34. Operating technicians from Salt Lake City accompany and supervise the imported technical equipment, but the balance of the light crew remains mostly local youth.

35. Many of the first costumes, including all angel costumes, were made from donated bed sheets.

36. Practically all costumes have been made by local seamstresses for all 50 years.

37. Rumors circulated in 1972 that the pageant would move away from Manti, but locals fought to keep it in the Sanpete Valley.

38. Efforts and plans to rewrite or change the pageant have been frequent—an announcement was made that 1991, the 25th year, would be the last year of the Mormon Miracle Pageant.

39. Gordon B. Hinckley, former president of the LDS Church, serving then as the vice-chairman of the pageant committee, refused the plans to cancel.

40. In the early years, chairs for the audience were borrowed from BYU in Provo and Church wards from Spanish Fork to Richfield, and many in between.

41. Now there are about 14,000 pageant-owned chairs set up each season.

42. 400 volunteers from area Church stakes set up and take down the chairs each year.

43. The process of setting up and removing the 14,000 chairs has been streamlined to about 1½ hours.

44. The present scenery design was donated by renowned designer Gary Daynes. Construction was done in Provo.

45. Music for the new Christ in America scene, in 2000, was composed and conducted by prominent musician Merrill Jenson especially for the pageant.

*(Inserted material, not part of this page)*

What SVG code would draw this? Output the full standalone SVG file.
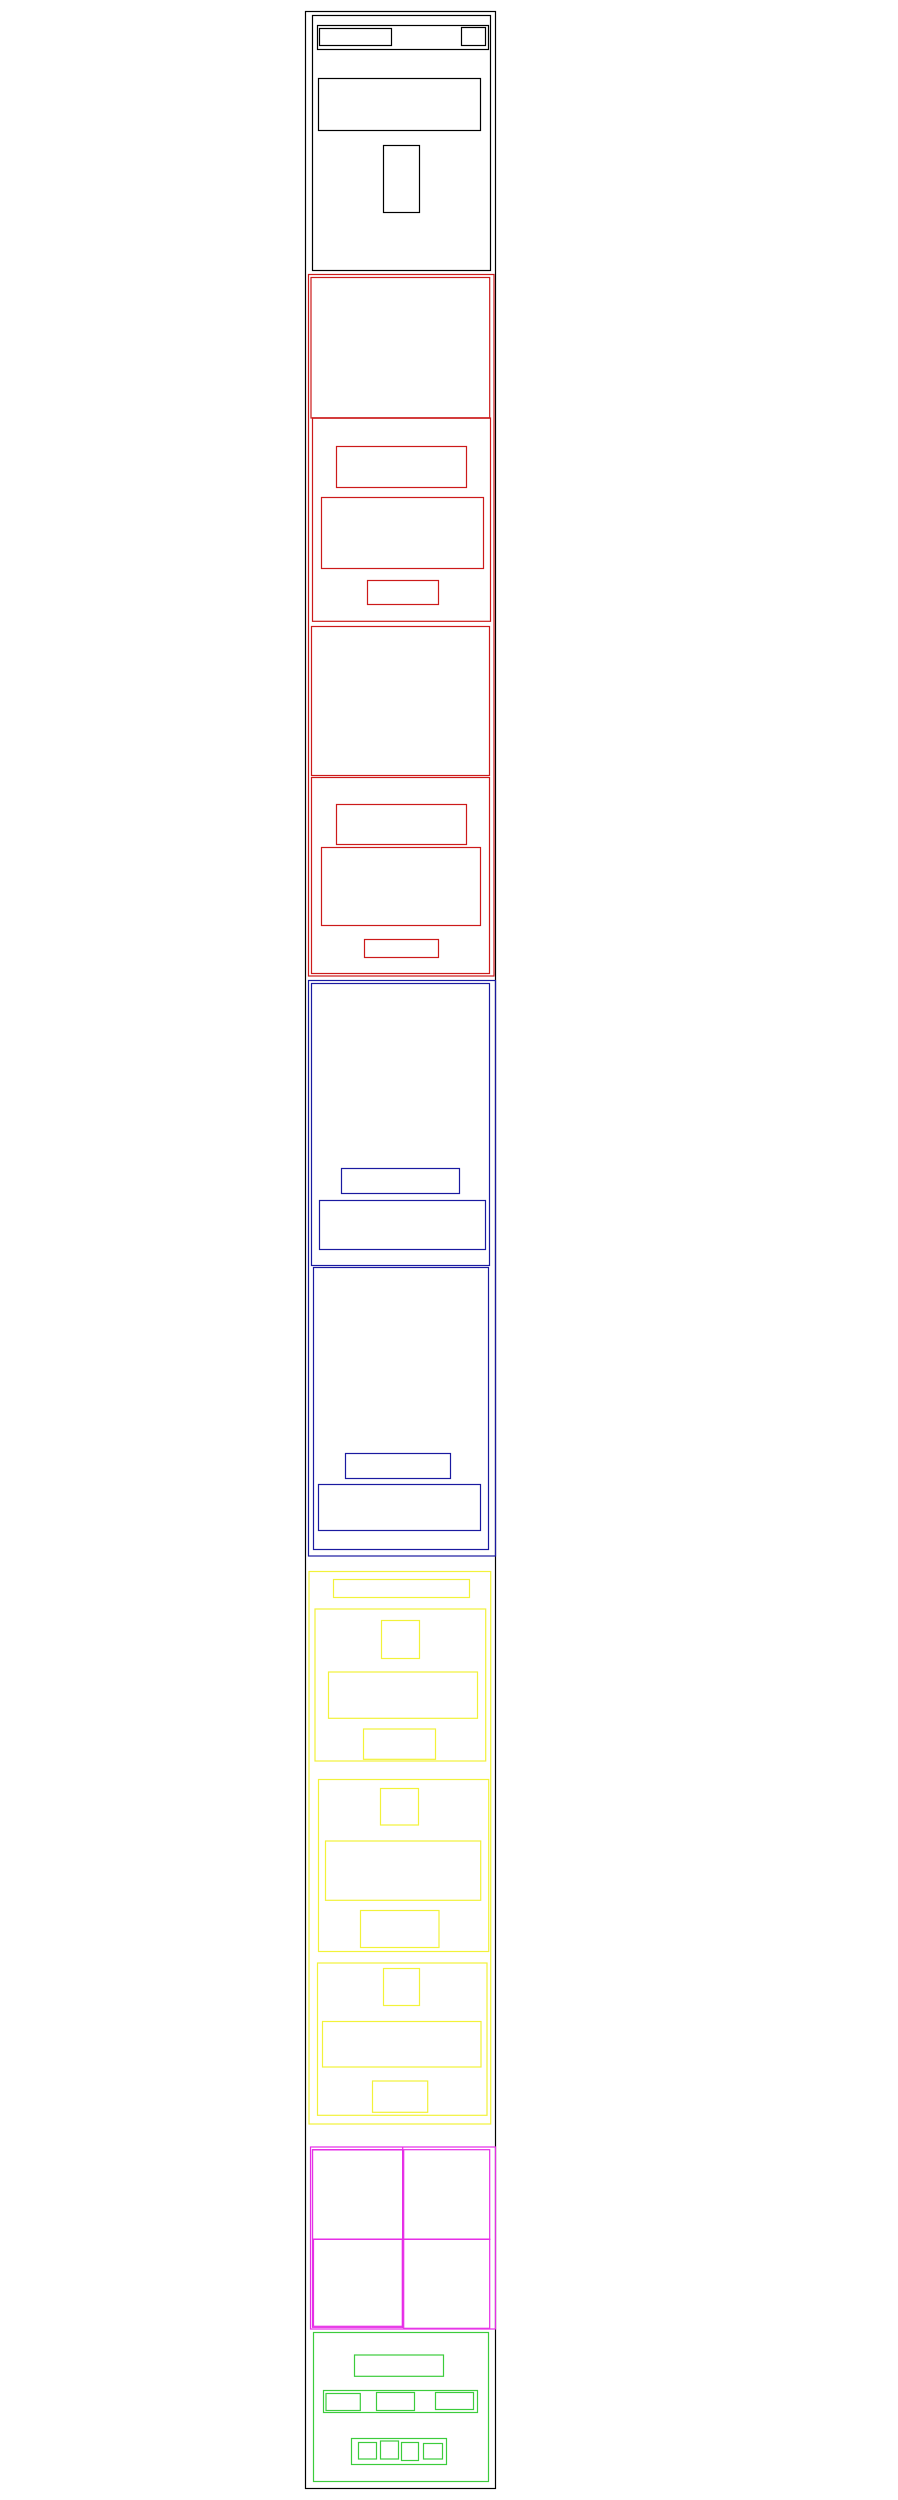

46. Between 1,500 and 2,000 volunteers, in addition to cast, work for the pageant.

47. 2016 had a record number of cast members—1,100. About 80 percent of the cast is under 18 years of age.

48. One original dance director served 24 years.

49. Morgan Dyreng served as Chairman/President from 1967 to 1990. Subsequently, there have been eight pageant presidents to supervise the production.

50. There were only six directors during the first 50 years.

51. Macksene Rux directed from 1970 to 1989.

52. It was announced in December 2018 that the Manti Pageant, also known as the Mormon Miracle Pageant (MMP) would have its last performances in 2019.